Tech-Enabled Firms Have Built Their Own Digital States 

Being a citizen of somewhere doesn't depend on physical location—nation states must respond to the new reality.

In 2022, we will build on the virtual existence many of us have been living during the pandemic and enter a world where digital “countries” exist alongside nation states. We will also need to demolish many of the barriers that still hinder a truly global digital existence.

Digital has reduced the effect of national borders on many aspects of our lives. Transcontinental meetings on Zoom, international e-commerce and the ability to stream media from virtually any jurisdiction show how outdated much physical nation-state bureaucracy is.

States hold the keys to many of the tools that facilitate economic life: governments establish and confirm legal identities, keep records of property ownership, set employment rights, define what constitutes legal tender and approve product standards, for example.

Now that we travel further and faster in the virtual world, the limits of these tools are apparent. In 2022, cracks will appear in the monopoly states have in the business of governance. The pick-and-mix citizenship benefits that are currently enjoyed only by high-net-worth individuals and offshore companies will become available to the mass affluent. A new breed of technology-enabled firms will create a kind of “digital state”, which gives its “citizens” rights, tools and the services needed to work, live and consume more flexibly where they want, in the digital as well as the physical world.

Members of these new virtual states, operated by private companies, will be able to set up legal entities for themselves in one country, reside in another and pay themselves a salary in a third. “Governments” of these states will create digital versions of the credentials people need to prove their identity, property rights, vaccination status or residency in a new online world. In turn, they will create new market spaces that their citizens can “visit” to access digital goods and services that are not licensed or approved in the physical space in which they reside. These will be the new offshore, virtual free ports of the digital age.

Drawing lessons from semi-corporate states, such as the UK territories, these digital states will be set up not by existing tech companies, but by new entities backed by private equity and sovereign investors with the power to negotiate contracts with corporates and countries, secure work and residency benefits for “citizens”, and set terms of trade.

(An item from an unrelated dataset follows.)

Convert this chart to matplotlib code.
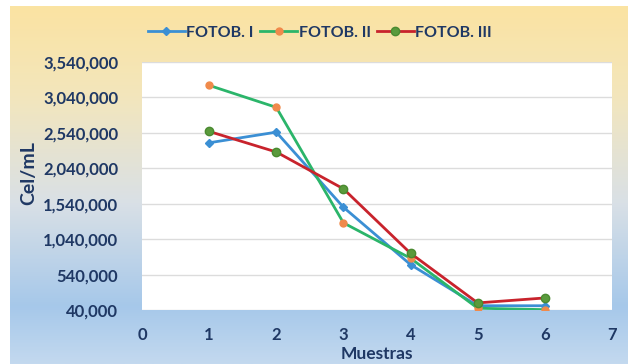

Traditional states will have to grapple with increased tensions between those who are able to take advantage of digital citizenships and those who cannot, even as an eroding tax base gives them fewer tools to do so. Tackling the disparity between a physically entrenched nation state and the reality of the digitally integrated world will become a priority for governments and they will have little choice but to grasp the nettle. Next year we will enter a world in which global citizens will be able to make their own choices rather than depend on a local set of rules governed by where they physically live.